What is expected>
Retype the opening lines of the listing below, ending with the line that contains "Chart.register(...registerables);", and leave out any pictures.

Information supplied>
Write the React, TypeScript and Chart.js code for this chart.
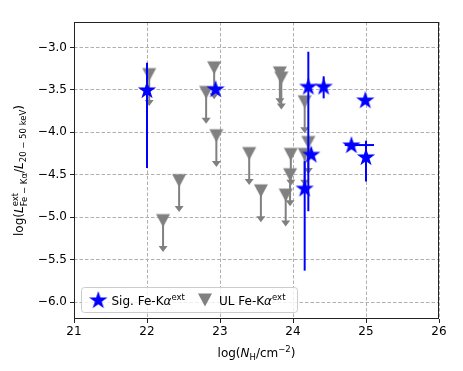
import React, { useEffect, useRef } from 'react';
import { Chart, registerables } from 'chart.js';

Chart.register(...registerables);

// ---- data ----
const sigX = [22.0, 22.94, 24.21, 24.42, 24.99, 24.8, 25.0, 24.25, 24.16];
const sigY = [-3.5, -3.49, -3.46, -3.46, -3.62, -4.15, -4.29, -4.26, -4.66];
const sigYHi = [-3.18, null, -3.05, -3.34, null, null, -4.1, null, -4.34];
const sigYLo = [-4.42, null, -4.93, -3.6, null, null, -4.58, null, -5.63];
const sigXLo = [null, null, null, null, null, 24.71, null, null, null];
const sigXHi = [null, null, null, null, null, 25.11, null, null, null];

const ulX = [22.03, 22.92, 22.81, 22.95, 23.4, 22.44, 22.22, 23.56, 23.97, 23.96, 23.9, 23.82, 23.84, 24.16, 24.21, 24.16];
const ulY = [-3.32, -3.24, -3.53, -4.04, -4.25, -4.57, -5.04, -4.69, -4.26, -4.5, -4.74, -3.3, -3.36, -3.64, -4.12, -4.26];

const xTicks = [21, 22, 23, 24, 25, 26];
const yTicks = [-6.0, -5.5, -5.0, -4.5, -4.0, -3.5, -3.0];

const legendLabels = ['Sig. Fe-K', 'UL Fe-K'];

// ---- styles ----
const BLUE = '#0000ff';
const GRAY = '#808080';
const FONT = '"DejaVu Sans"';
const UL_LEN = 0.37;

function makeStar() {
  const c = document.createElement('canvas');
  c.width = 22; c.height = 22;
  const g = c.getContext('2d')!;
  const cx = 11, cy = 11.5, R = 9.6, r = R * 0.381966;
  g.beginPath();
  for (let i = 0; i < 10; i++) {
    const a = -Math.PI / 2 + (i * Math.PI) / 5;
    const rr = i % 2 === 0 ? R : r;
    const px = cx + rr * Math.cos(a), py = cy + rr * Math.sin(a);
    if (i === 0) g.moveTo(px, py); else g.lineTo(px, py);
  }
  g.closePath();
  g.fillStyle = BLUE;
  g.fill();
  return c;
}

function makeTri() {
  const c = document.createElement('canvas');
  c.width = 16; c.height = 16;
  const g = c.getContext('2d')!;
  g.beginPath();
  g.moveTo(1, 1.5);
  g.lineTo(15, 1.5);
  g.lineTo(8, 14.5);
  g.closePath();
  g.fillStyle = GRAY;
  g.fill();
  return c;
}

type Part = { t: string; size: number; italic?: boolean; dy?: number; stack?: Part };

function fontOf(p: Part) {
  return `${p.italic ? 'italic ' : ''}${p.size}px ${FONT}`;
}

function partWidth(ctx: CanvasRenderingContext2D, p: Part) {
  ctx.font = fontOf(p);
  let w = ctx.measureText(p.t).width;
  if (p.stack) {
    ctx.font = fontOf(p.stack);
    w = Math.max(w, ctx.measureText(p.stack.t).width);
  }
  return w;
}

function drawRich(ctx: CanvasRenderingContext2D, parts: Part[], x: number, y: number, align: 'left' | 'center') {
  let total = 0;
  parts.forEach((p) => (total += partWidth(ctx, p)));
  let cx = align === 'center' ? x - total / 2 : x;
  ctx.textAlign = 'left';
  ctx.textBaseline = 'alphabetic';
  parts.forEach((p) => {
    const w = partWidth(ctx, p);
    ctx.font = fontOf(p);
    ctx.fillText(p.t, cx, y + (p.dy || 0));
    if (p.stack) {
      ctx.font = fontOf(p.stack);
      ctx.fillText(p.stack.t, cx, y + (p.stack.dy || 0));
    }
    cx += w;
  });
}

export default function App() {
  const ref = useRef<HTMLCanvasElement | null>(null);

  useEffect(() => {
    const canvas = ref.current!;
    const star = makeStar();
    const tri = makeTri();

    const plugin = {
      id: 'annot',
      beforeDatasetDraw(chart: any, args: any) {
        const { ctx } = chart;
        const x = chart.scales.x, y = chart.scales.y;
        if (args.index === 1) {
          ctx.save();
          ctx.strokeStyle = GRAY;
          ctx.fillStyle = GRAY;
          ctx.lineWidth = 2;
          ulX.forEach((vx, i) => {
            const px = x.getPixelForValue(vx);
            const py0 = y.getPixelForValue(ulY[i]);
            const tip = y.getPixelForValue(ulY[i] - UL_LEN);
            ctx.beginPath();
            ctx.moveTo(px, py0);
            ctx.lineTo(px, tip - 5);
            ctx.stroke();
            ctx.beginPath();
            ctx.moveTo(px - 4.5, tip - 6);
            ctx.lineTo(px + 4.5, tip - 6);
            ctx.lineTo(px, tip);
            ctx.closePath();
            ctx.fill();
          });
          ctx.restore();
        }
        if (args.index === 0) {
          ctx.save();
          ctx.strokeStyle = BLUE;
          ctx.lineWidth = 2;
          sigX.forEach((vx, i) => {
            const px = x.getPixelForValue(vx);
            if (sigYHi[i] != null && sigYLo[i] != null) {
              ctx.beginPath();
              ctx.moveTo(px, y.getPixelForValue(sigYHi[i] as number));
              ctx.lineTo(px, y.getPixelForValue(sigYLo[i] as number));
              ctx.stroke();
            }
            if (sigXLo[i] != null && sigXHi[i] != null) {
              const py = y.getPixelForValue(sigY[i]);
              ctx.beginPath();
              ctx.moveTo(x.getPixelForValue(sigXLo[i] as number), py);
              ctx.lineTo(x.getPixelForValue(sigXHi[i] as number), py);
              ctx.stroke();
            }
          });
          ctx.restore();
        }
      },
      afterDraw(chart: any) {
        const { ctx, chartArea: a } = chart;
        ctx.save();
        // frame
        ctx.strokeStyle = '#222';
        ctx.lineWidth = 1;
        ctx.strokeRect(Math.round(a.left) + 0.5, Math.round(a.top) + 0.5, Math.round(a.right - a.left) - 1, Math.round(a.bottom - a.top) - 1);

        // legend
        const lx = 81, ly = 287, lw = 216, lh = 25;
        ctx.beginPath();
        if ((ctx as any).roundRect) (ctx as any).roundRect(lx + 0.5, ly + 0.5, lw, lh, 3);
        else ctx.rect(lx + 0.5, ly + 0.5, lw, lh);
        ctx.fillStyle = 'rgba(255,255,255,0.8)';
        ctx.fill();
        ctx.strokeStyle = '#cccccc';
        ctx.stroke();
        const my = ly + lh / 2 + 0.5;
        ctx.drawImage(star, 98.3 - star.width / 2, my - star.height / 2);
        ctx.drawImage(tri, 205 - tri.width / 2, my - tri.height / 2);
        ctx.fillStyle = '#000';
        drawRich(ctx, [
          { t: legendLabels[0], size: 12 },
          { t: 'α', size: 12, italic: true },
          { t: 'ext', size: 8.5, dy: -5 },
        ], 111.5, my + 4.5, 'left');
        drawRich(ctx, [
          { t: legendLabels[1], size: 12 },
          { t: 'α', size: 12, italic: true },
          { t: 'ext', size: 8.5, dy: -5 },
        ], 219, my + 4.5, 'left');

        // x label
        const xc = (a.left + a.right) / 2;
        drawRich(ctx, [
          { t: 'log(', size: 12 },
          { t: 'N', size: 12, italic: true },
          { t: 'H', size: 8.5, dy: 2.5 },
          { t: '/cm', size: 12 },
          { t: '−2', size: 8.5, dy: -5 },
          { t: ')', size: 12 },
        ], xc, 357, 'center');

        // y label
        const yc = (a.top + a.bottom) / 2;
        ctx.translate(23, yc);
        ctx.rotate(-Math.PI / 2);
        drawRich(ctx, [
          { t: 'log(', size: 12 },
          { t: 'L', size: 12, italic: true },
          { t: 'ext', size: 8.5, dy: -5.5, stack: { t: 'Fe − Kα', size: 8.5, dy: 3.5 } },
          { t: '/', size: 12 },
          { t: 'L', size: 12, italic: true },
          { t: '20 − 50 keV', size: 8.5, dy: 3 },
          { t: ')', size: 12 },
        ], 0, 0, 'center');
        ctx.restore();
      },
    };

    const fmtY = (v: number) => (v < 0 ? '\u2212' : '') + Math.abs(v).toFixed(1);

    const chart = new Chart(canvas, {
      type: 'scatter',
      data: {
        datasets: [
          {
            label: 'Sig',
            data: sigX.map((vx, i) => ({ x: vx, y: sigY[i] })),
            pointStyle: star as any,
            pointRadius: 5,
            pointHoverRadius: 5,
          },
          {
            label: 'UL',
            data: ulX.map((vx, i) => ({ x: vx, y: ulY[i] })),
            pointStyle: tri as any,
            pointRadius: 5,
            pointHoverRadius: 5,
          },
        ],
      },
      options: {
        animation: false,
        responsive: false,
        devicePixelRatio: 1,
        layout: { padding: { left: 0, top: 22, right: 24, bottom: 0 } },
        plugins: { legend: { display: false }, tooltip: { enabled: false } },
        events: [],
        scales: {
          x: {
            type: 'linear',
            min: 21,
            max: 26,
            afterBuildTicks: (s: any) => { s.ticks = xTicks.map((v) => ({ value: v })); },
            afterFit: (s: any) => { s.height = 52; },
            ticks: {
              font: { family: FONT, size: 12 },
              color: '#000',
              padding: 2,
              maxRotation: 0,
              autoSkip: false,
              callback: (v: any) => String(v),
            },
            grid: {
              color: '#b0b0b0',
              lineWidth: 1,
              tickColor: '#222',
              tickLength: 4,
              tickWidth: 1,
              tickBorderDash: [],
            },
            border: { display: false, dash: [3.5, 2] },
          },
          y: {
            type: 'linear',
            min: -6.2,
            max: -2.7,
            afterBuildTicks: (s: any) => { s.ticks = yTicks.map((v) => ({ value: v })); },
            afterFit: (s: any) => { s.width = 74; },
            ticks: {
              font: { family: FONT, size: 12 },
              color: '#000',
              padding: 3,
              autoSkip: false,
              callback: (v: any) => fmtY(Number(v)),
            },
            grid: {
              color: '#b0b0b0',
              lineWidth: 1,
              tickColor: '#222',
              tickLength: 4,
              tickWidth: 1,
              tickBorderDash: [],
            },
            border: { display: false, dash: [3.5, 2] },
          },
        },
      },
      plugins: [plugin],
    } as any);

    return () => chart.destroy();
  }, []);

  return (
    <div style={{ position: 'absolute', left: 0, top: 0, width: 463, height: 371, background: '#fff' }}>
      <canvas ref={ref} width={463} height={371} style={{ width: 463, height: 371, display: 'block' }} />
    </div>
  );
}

Output>
Write the React, TypeScript and Chart.js code for this chart.
import React, { useEffect, useRef } from 'react';
import { Chart, registerables } from 'chart.js';

Chart.register(...registerables);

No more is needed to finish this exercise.